Fremde in der Stadt
Wenn Deutschland nur aus Großstädten bestünde, wäre Angela Merkel nicht Kanzlerin. Von Berlin über München bis nach Saarbrücken spielt ihre Union allenfalls die zweite Geige.
Seit dem Wochenende gilt das selbst im wohlhabenden Düsseldorf. Seit Jahren verliert die CDU ein Rathaus nach dem nächsten an SPD und Grüne. Dresden ist die letzte Landeshauptstadt mit schwarzem Stadtoberhaupt.
Jeder dritte Deutsche lebt in eine Großstadt. Zum Glück für CDU und CSU muss man sagen: "nur". Doch die Metropolen ziehen mehr und Menschen an. Schon vor zehn Jahren propagierte Jürgen Rüttgers daher eine Großstadtstrategie für die CDU . Damals waren noch seine Parteifreunde Oberbürgermeister in Hamburg, Frankfurt und Stuttgart. Heute regieren dort Stadtoberhäupter der SPD , in Stuttgart sogar ein Grüner.
Ein leichtes Pflaster waren die Städte für die Union noch nie, wo die SPD bei der Arbeiterschaft punkten konnte. Aber gerade unter Merkel hat die CDU viel getan, sich als moderne Partei dem urbanen, bürgerlichen Publikum zu empfehlen. Ihr neues, von der Ehe unabhängiges Familienbild entspricht der Lebenswirklichkeit der Städte. Das Engagement für frühkindliche Betreuung müsste auch von jener gestressten städtischen Mittelschicht anerkannt werden, die Beruf und Familie unter einen Hut bringen muss. Doch am Ende wählt diese eher die Grünen. Unionspolitiker tun den Öko-Konkurrenten als "Lifestyle-Partei" der bürgerlichen Mitte ab. Doch wahr ist auch, dass die Grünen bei Urbanität als das Original gelten, die CDU als fremd. Die Menschen spüren, dass die Union mit dem eigenen Modernisierungskurs noch hadert. Das zeigt sich an Symbol-Themen wie der Homo-Ehe, gegen deren Gleichstellung die Partei ein Rückzugsgefecht führt, um die konservative Galerie zu beeindrucken. Großstädte aber sind nicht konservativ, sie stehen für Veränderung. Als Großstadtpartei fehlt der Union daher Authentizität.

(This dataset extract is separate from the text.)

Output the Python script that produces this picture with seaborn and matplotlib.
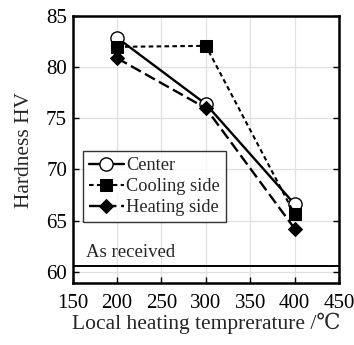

Wahrgenommen wird sie eher für ihre Wirtschaftskompetenz. In Zeiten hoher Beschäftigung steht diese aber beim städtischen Wähler weniger im Fokus. Und als Garant öffentlicher Sicherheit bekommt sie nur bei den Älteren viele Stimmen.
Allerdings klagt die Union noch auf hohem Niveau. Als einzige Partei ist sie heute für bundesweit 40 Prozent gut. Sie profitiert mehr als andere von Bindungen, die auf dem Land noch stärker sind - an Kirchen, Vereine und Parteien. Diese Treue aber schwindet überall - in den Städten nur schneller. Anteile unter 30 Prozent entsprechen wohl eher dem, was eine Partei in einer wuseligen Welt gewinnen kann - wie sie für Metropolen typisch ist. Und mehr und mehr fürs ganze Land. Insofern hat die Union allen Grund, sich Sorgen zu machen.